■ Exercise objective
Pictures must not be retyped. Return exactly the lines from the one with "Emit a Python" through the one with "ys = alt.Scale(domain=[0, Y_TOP], nice=False, zero=False)", both included, and no others.

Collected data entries
────
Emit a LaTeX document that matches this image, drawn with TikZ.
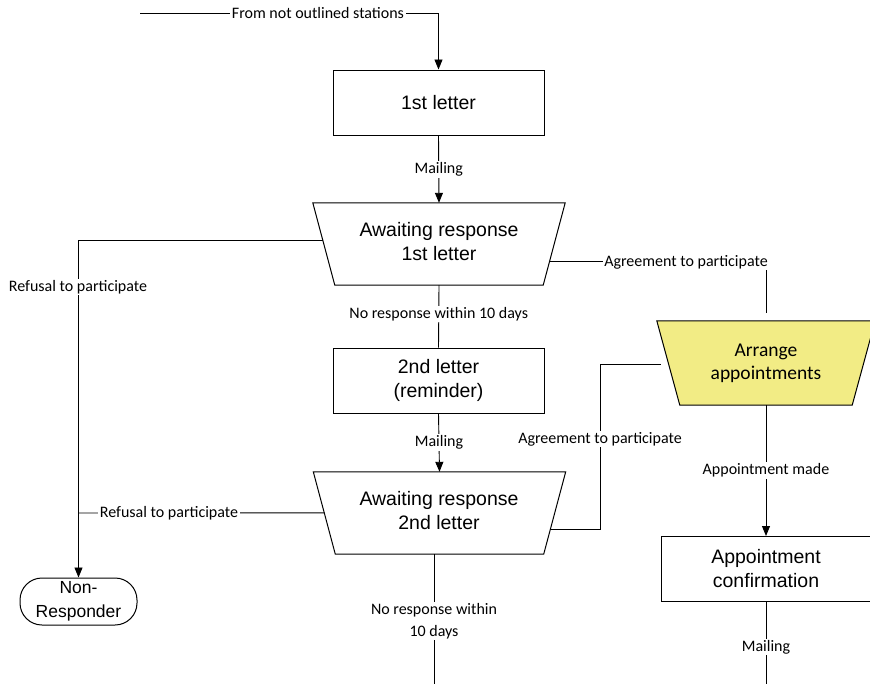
\documentclass[tikz,border=0pt]{standalone}
\usepackage{fontspec}
\setmainfont{Liberation Sans}
\newfontfamily\carlito{Carlito}
\usetikzlibrary{arrows.meta,calc}
\definecolor{apyellow}{RGB}{242,236,133}
\begin{document}
\begin{tikzpicture}[x=1pt,y=-1pt,
  box/.style={draw,line width=1pt,minimum width=211pt,minimum height=65pt,align=center,inner sep=0pt,font=\fontsize{19.5}{24}\selectfont},
  tz/.style={minimum width=252pt,minimum height=82pt,align=center,inner sep=0pt,font=\fontsize{19.5}{24}\selectfont},
  tzline/.style={line width=1pt},
  lbl/.style={fill=white,inner sep=1.5pt,align=center,font=\carlito\fontsize{16}{22}\selectfont},
  conn/.style={line width=0.9pt},
  arr/.style={conn,-{Triangle[length=10pt,width=8pt]}}]
\useasboundingbox (0,0) rectangle (870,683);
\clip (0,0) rectangle (870,683);
\fill[white] (0,0) rectangle (870,683);

% nodes
\node[box] (b1) at (438.5,102.5) {1st letter};
\node[tz] (t1) at (439,244) {};
\draw[tzline] (t1.north west) -- (t1.north east) -- ($(t1.south east)+(-22,0)$) -- ($(t1.south west)+(22,0)$) -- cycle;
\node[align=center,inner sep=0pt,font=\fontsize{19.5}{24}\selectfont] (t1text) at (439,242) {Awaiting response\\1st letter};
\node[box] (b2) at (438.5,380.5) {2nd letter\\(reminder)};
\node[tz] (t2) at (439.5,513) {};
\draw[tzline] (t2.north west) -- (t2.north east) -- ($(t2.south east)+(-22,0)$) -- ($(t2.south west)+(22,0)$) -- cycle;
\node[align=center,inner sep=0pt,font=\fontsize{19.5}{24}\selectfont] (t2text) at (439,511) {Awaiting response\\2nd letter};
\node[minimum width=218pt,minimum height=84pt,inner sep=0pt] (ap) at (766,363) {};
\fill[apyellow] (ap.north west) -- (ap.north east) -- ($(ap.south east)+(-23,0)$) -- ($(ap.south west)+(23,0)$) -- cycle;
\draw[tzline] (ap.north west) -- (ap.north east) -- ($(ap.south east)+(-23,0)$) -- ($(ap.south west)+(23,0)$) -- cycle;
\node[align=center,inner sep=0pt,font=\carlito\fontsize{19.5}{23}\selectfont] (aptext) at (766,363) {Arrange\\appointments};
\node[box,minimum width=210pt] (cf) at (766,569) {Appointment\\confirmation};
\node[draw,line width=1pt,rounded corners=22pt,minimum width=117pt,minimum height=47pt,inner sep=0pt,align=center,font=\fontsize{17.5}{24}\selectfont] (nr) at (78.5,601.5) {Non-\\Responder};

% edge points
\coordinate (start) at (140,13);
\coordinate (t1w) at ($(t1.north west)+(10.2,38)$);
\coordinate (t1e) at ($(t1.north east)+(-15.8,59)$);
\coordinate (t2w) at ($(t2.north west)+(11,41)$);
\coordinate (t2e) at ($(t2.north east)+(-15.6,58)$);
\coordinate (t2b) at ($(t2.south)+(-5.5,0)$);
\coordinate (aptop) at ($(ap.north)+(0,-8)$);
\coordinate (apw) at (661,364);
\coordinate (bend) at (600,364);
\coordinate (join) at (79,513);
\coordinate (endA) at (434,690);
\coordinate (endB) at (766,690);

% connectors
\draw[arr] (start) -| (b1.north);
\node[lbl] (lfrom) at (318,13) {From not outlined stations};
\draw[arr] (b1.south) -- node[lbl]{Mailing} (t1.north);
\draw[arr] (t1w) -| (nr.north);
\node[lbl] (lref1) at (78,287) {Refusal to participate};
\draw[conn] (t1e) -| (aptop);
\node[lbl] (lagr1) at (686,262) {Agreement to participate};
\draw[conn] (t1.south) -- node[lbl,pos=0.46]{No response within 10 days} (b2.north);
\draw[arr] (b2.south) -- node[lbl]{Mailing} (t2.north);
\draw[conn] (t2w) -- (join);
\node[lbl] (lref2) at (169,513) {Refusal to participate};
\draw[conn] (t2e) -| (bend) -- (apw);
\node[lbl] (lagr2) at (600,439) {Agreement to participate};
\draw[arr] (ap.south) -- node[lbl]{Appointment made} (cf.north);
\draw[conn] (t2b) -- (endA);
\node[lbl] (lnr2) at (434,621) {No response within\\10 days};
\draw[conn] (cf.south) -- (endB);
\node[lbl] (lmail3) at (766,647) {Mailing};
\end{tikzpicture}
\end{document}
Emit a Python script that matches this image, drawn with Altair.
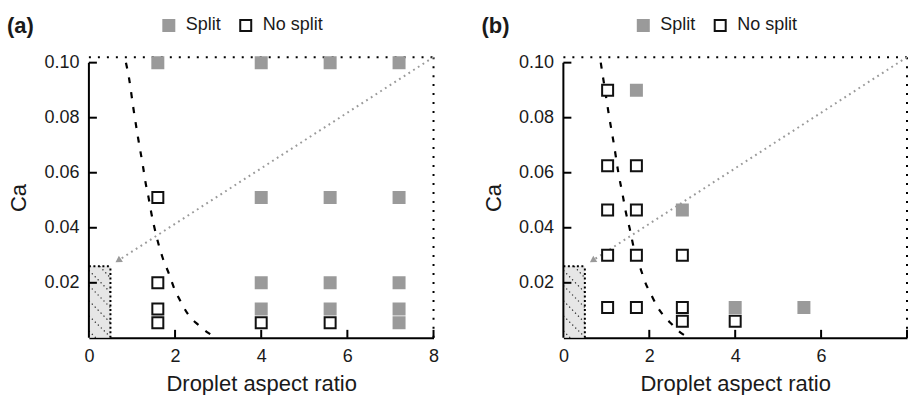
import altair as alt
import pandas as pd

FONT = "Liberation Sans"
GRAY = "#9a9a9a"

# ---------------- data ----------------
# Panel (a)
a_split_x = [1.6, 4.0, 5.6, 7.2, 4.0, 5.6, 7.2, 4.0, 5.6, 7.2, 4.0, 5.6, 7.2, 7.2]
a_split_y = [0.100, 0.100, 0.100, 0.100, 0.051, 0.051, 0.051, 0.020, 0.020, 0.020,
             0.0105, 0.0105, 0.0105, 0.0055]
a_nosplit_x = [1.6, 1.6, 1.6, 1.6, 4.0, 5.6]
a_nosplit_y = [0.051, 0.020, 0.0105, 0.0055, 0.0055, 0.0055]
a_curve_x = [0.86, 0.93, 1.03, 1.14, 1.26, 1.32, 1.38, 1.45, 1.57, 1.71, 1.86, 1.98,
             2.12, 2.30, 2.54, 2.78, 2.92]
a_curve_y = [0.100, 0.0945, 0.0837, 0.0728, 0.0619, 0.056, 0.0514, 0.0453, 0.0368,
             0.0292, 0.0232, 0.0180, 0.0135, 0.0086, 0.0047, 0.0017, 0.0004]

# Panel (b)
b_split_x = [1.7, 2.77, 4.0, 5.6]
b_split_y = [0.090, 0.0465, 0.011, 0.011]
b_nosplit_x = [1.03, 1.03, 1.7, 1.03, 1.7, 1.03, 1.7, 2.77, 1.03, 1.7, 2.77, 2.77, 4.0]
b_nosplit_y = [0.090, 0.0625, 0.0625, 0.0465, 0.0465, 0.030, 0.030, 0.030,
               0.011, 0.011, 0.011, 0.006, 0.006]
b_curve_x = [0.87, 0.95, 1.07, 1.18, 1.28, 1.38, 1.45, 1.54, 1.68, 1.80, 1.91, 2.05,
             2.18, 2.35, 2.52, 2.72, 2.88]
b_curve_y = [0.100, 0.092, 0.080, 0.070, 0.060, 0.052, 0.046, 0.040, 0.030, 0.025,
             0.020, 0.0155, 0.0115, 0.0078, 0.0050, 0.0020, 0.0004]

# shared guide values
a_x_labels = [0, 2, 4, 6, 8]
b_x_labels = [0, 2, 4, 6]          # the "8" of panel (b) is cut off by the frame
x_ticks = [2, 4, 6, 8]
y_ticks = [0.02, 0.04, 0.06, 0.08, 0.10]
X_MAX = 8
Y_TOP = 0.102
box_x = [0, 0.5]
box_y = [0, 0.026]
arrow_from = (8, 0.102)
arrow_to = (0.68, 0.0281)
outcomes = ["Split", "No split"]

H = 281


def panel(label, split_x, split_y, ns_x, ns_y, curve_x, curve_y, x_labels, W):
    xs = alt.Scale(domain=[0, X_MAX], nice=False, zero=False)
    ys = alt.Scale(domain=[0, Y_TOP], nice=False, zero=False)

    x_axis = alt.Axis(values=x_labels, format="d", ticks=False, domain=True,
                      domainColor="black", domainWidth=2, grid=False,
                      labelFontSize=18, labelFont=FONT, labelColor="#1a1a1a",
                      labelPadding=10, labelFlush=False,
                      title="Droplet aspect ratio", titleFontSize=22,
                      titleFont=FONT, titleFontWeight="normal",
                      titleColor="#1a1a1a", titlePadding=8)
    y_axis = alt.Axis(values=y_ticks, format=".2f", ticks=False, domain=False,
                      grid=False, labelFontSize=18, labelFont=FONT,
                      labelColor="#1a1a1a", labelPadding=10, labelFlush=False,
                      title="Ca", titleFontSize=22, titleFont=FONT,
                      titleFontWeight="normal", titleColor="#1a1a1a",
                      titlePadding=13)

    def X(f):
        return alt.X(f, scale=xs, axis=x_axis, title="Droplet aspect ratio")

    def Y(f):
        return alt.Y(f, scale=ys, axis=y_axis, title="Ca")

    pts = pd.DataFrame({
        "ar": split_x + ns_x,
        "ca": split_y + ns_y,
        "Outcome": ["Split"] * len(split_x) + ["No split"] * len(ns_x),
    })
    curve = pd.DataFrame({"ar": curve_x, "ca": curve_y})

    # shaded box in the lower-left corner
    box = alt.Chart(pd.DataFrame({"x0": [box_x[0]], "x1": [box_x[1]],
                                  "y0": [box_y[0]], "y1": [box_y[1]]})).mark_rect(
        color="#e6e6e6").encode(x=X("x0:Q"), x2="x1:Q", y=Y("y0:Q"), y2="y1:Q")

    # hatch lines inside the box
    hatch = pd.DataFrame({
        "x0": [0.25, 0.0, 0.0, 0.0, 0.0, 0.0],
        "y0": [0.026, 0.0245, 0.019, 0.0135, 0.008, 0.0025],
        "x1": [0.5, 0.5, 0.5, 0.5, 0.5, 0.16],
        "y1": [0.0218, 0.0165, 0.011, 0.0055, 0.0003, 0.0],
    })
    hatch_l = alt.Chart(hatch).mark_rule(color="#222222", strokeWidth=1.2,
                                         strokeDash=[1.2, 3]).encode(
        x=X("x0:Q"), x2="x1:Q", y=Y("y0:Q"), y2="y1:Q")

    box_edges = pd.DataFrame({
        "x0": [box_x[0], box_x[1]], "x1": [box_x[1], box_x[1]],
        "y0": [box_y[1], box_y[0]], "y1": [box_y[1], box_y[1]],
    })
    box_edge_l = alt.Chart(box_edges).mark_rule(color="black", strokeWidth=2,
                                                strokeDash=[2, 2.5]).encode(
        x=X("x0:Q"), x2="x1:Q", y=Y("y0:Q"), y2="y1:Q")

    # dotted frame on top and right
    frame = pd.DataFrame({
        "x0": [0, X_MAX], "x1": [X_MAX, X_MAX],
        "y0": [Y_TOP, 0], "y1": [Y_TOP, Y_TOP],
    })
    frame_l = alt.Chart(frame).mark_rule(color="black", strokeWidth=2,
                                         strokeDash=[2, 7]).encode(
        x=X("x0:Q"), x2="x1:Q", y=Y("y0:Q"), y2="y1:Q")

    # left axis line (stops at 0.10)
    yline = pd.DataFrame({"x0": [0], "y0": [0], "y1": [y_ticks[-1]]})
    yline_l = alt.Chart(yline).mark_rule(color="black", strokeWidth=2).encode(
        x=X("x0:Q"), y=Y("y0:Q"), y2="y1:Q")

    # inward ticks
    ytick_l = alt.Chart(pd.DataFrame({"v": y_ticks})).mark_rule(
        color="black", strokeWidth=2).encode(
        y=Y("v:Q"), x=alt.value(0), x2=alt.value(8))
    xtick_l = alt.Chart(pd.DataFrame({"v": x_ticks})).mark_rule(
        color="black", strokeWidth=2).encode(
        x=X("v:Q"), y=alt.value(H), y2=alt.value(H - 8))

    # gray dotted arrow
    arr = pd.DataFrame({"x0": [arrow_from[0]], "y0": [arrow_from[1]],
                        "x1": [arrow_to[0]], "y1": [arrow_to[1]]})
    arr_l = alt.Chart(arr).mark_rule(color=GRAY, strokeWidth=2,
                                     strokeDash=[1.8, 3.8]).encode(
        x=X("x0:Q"), x2="x1:Q", y=Y("y0:Q"), y2="y1:Q")
    head_l = alt.Chart(arr).mark_point(shape="triangle-up", filled=True,
                                       color=GRAY, opacity=1, size=55,
                                       angle=237).encode(
        x=X("x1:Q"), y=Y("y1:Q"))

    # dashed boundary curve
    curve_l = alt.Chart(curve).mark_line(color="black", strokeWidth=2.2,
                                         strokeDash=[6, 9],
                                         interpolate="monotone").encode(
        x=X("ar:Q"), y=Y("ca:Q"), order="ar:Q")

    leg = alt.Legend(orient="none", legendX=71, legendY=-41,
                     direction="horizontal", title=None, padding=0,
                     labelFontSize=18, labelFont=FONT, labelColor="#1a1a1a",
                     symbolSize=121, symbolStrokeWidth=2, symbolType="square",
                     labelOffset=8, columnPadding=14)
    pts_l = alt.Chart(pts).mark_square(size=121, strokeWidth=2,
                                       opacity=1).encode(
        x=X("ar:Q"), y=Y("ca:Q"),
        fill=alt.Fill("Outcome:N", scale=alt.Scale(domain=outcomes,
                                                   range=[GRAY, "white"]),
                      legend=leg),
        stroke=alt.Stroke("Outcome:N", scale=alt.Scale(domain=outcomes,
                                                       range=[GRAY, "#111111"]),
                          legend=leg),
    )

    lab = alt.Chart(pd.DataFrame({"t": [label]})).mark_text(
        align="left", baseline="alphabetic", fontSize=22, fontWeight="bold",
        font=FONT, color="#1a1a1a").encode(
        text="t:N", x=alt.value(-82), y=alt.value(-24.5))

    return alt.layer(box, hatch_l, box_edge_l, frame_l, arr_l, head_l, curve_l,
                     yline_l, ytick_l, xtick_l, pts_l, lab).properties(
        width=W, height=H)


pa = panel("(a)", a_split_x, a_split_y, a_nosplit_x, a_nosplit_y,
           a_curve_x, a_curve_y, a_x_labels, 345)
pb = panel("(b)", b_split_x, b_split_y, b_nosplit_x, b_nosplit_y,
           b_curve_x, b_curve_y, b_x_labels, 344)

chart = alt.hconcat(pa, pb, spacing=42).resolve_scale(
    fill="independent", stroke="independent").resolve_legend(
    fill="independent", stroke="independent").properties(
    padding={"left": 7, "top": 14, "right": 0, "bottom": 0},
    background="white").configure_view(stroke=None)

chart.save("out.html", embed_options={"renderer": "svg", "actions": False})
────
■ Completed task
Emit a Python script that matches this image, drawn with Altair.
import altair as alt
import pandas as pd

FONT = "Liberation Sans"
GRAY = "#9a9a9a"

# ---------------- data ----------------
# Panel (a)
a_split_x = [1.6, 4.0, 5.6, 7.2, 4.0, 5.6, 7.2, 4.0, 5.6, 7.2, 4.0, 5.6, 7.2, 7.2]
a_split_y = [0.100, 0.100, 0.100, 0.100, 0.051, 0.051, 0.051, 0.020, 0.020, 0.020,
             0.0105, 0.0105, 0.0105, 0.0055]
a_nosplit_x = [1.6, 1.6, 1.6, 1.6, 4.0, 5.6]
a_nosplit_y = [0.051, 0.020, 0.0105, 0.0055, 0.0055, 0.0055]
a_curve_x = [0.86, 0.93, 1.03, 1.14, 1.26, 1.32, 1.38, 1.45, 1.57, 1.71, 1.86, 1.98,
             2.12, 2.30, 2.54, 2.78, 2.92]
a_curve_y = [0.100, 0.0945, 0.0837, 0.0728, 0.0619, 0.056, 0.0514, 0.0453, 0.0368,
             0.0292, 0.0232, 0.0180, 0.0135, 0.0086, 0.0047, 0.0017, 0.0004]

# Panel (b)
b_split_x = [1.7, 2.77, 4.0, 5.6]
b_split_y = [0.090, 0.0465, 0.011, 0.011]
b_nosplit_x = [1.03, 1.03, 1.7, 1.03, 1.7, 1.03, 1.7, 2.77, 1.03, 1.7, 2.77, 2.77, 4.0]
b_nosplit_y = [0.090, 0.0625, 0.0625, 0.0465, 0.0465, 0.030, 0.030, 0.030,
               0.011, 0.011, 0.011, 0.006, 0.006]
b_curve_x = [0.87, 0.95, 1.07, 1.18, 1.28, 1.38, 1.45, 1.54, 1.68, 1.80, 1.91, 2.05,
             2.18, 2.35, 2.52, 2.72, 2.88]
b_curve_y = [0.100, 0.092, 0.080, 0.070, 0.060, 0.052, 0.046, 0.040, 0.030, 0.025,
             0.020, 0.0155, 0.0115, 0.0078, 0.0050, 0.0020, 0.0004]

# shared guide values
a_x_labels = [0, 2, 4, 6, 8]
b_x_labels = [0, 2, 4, 6]          # the "8" of panel (b) is cut off by the frame
x_ticks = [2, 4, 6, 8]
y_ticks = [0.02, 0.04, 0.06, 0.08, 0.10]
X_MAX = 8
Y_TOP = 0.102
box_x = [0, 0.5]
box_y = [0, 0.026]
arrow_from = (8, 0.102)
arrow_to = (0.68, 0.0281)
outcomes = ["Split", "No split"]

H = 281


def panel(label, split_x, split_y, ns_x, ns_y, curve_x, curve_y, x_labels, W):
    xs = alt.Scale(domain=[0, X_MAX], nice=False, zero=False)
    ys = alt.Scale(domain=[0, Y_TOP], nice=False, zero=False)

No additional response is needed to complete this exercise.